Still, the sun was hot. Still, one got over things. Still, life had a way of adding day to day. (64)

During this particular reread, another theme that stood out for me was the idea of simultaneous connection and isolation between people. I especially like the part where Richard Dalloway visualizes his connection to his wife as a "spider's thread of attachment." (115) It feels important when Richard buys Clarissa flowers instead of jewelry for a present and embarks on a grandiose mission, "walking across London to say to Clarissa in so many words that he loved her." (115) Richard confronts the problem of how difficult it is to say exactly what you mean: "The time comes when it can't be said; one's too sigh to say it." He thus comes to embody a very modern problem concerning language, that "it is a thousand pities never to say what one feels." (116) Or more specifically, to be unable as weel ignorant as to how to say what you feel. How do you give words to a feeling like "I love you" in face of a dilemma such as Richard's: "thousands of poor chaps, with all their lives before them, shovelled together, already half forgotten; it was a miracle.

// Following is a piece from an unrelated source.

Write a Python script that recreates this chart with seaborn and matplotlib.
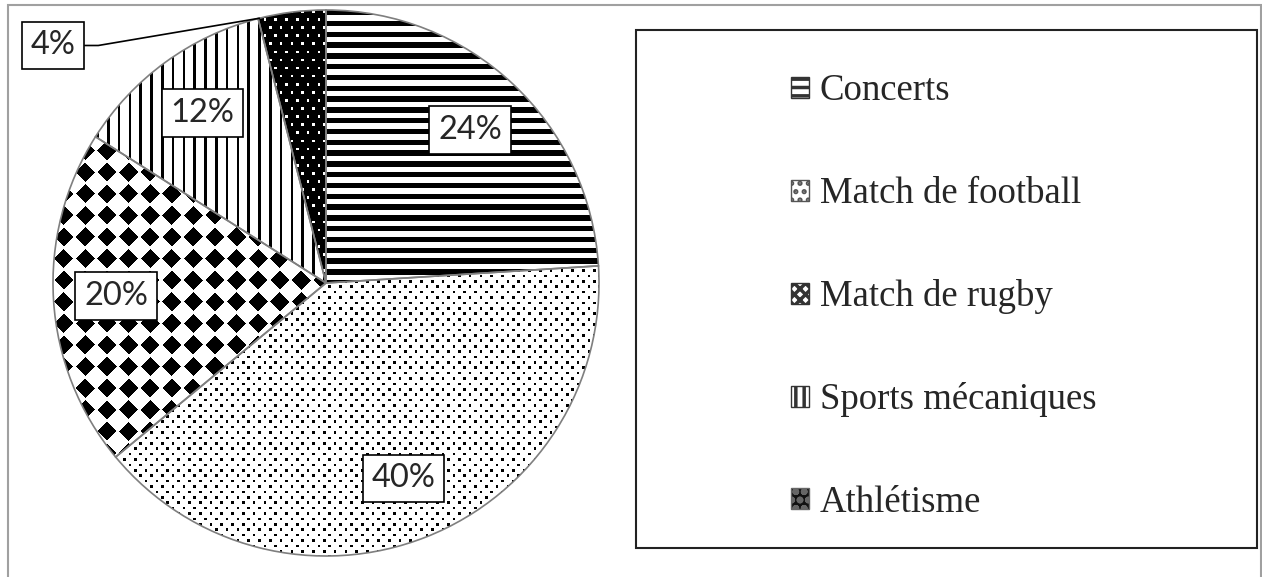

Here he walking across London to say to Clarissa in so many words that he loved her." Needless to say, when the moment comes, he fails at his mission. But it feels somewhat redemptive that on the last page, Richard becomes capable of telling his daughter that he is proud of her: "He had not meant to tell her, but he could not help telling her." (194) So there's some hope there, at the end, of being capable of speaking, of putting feelings into words.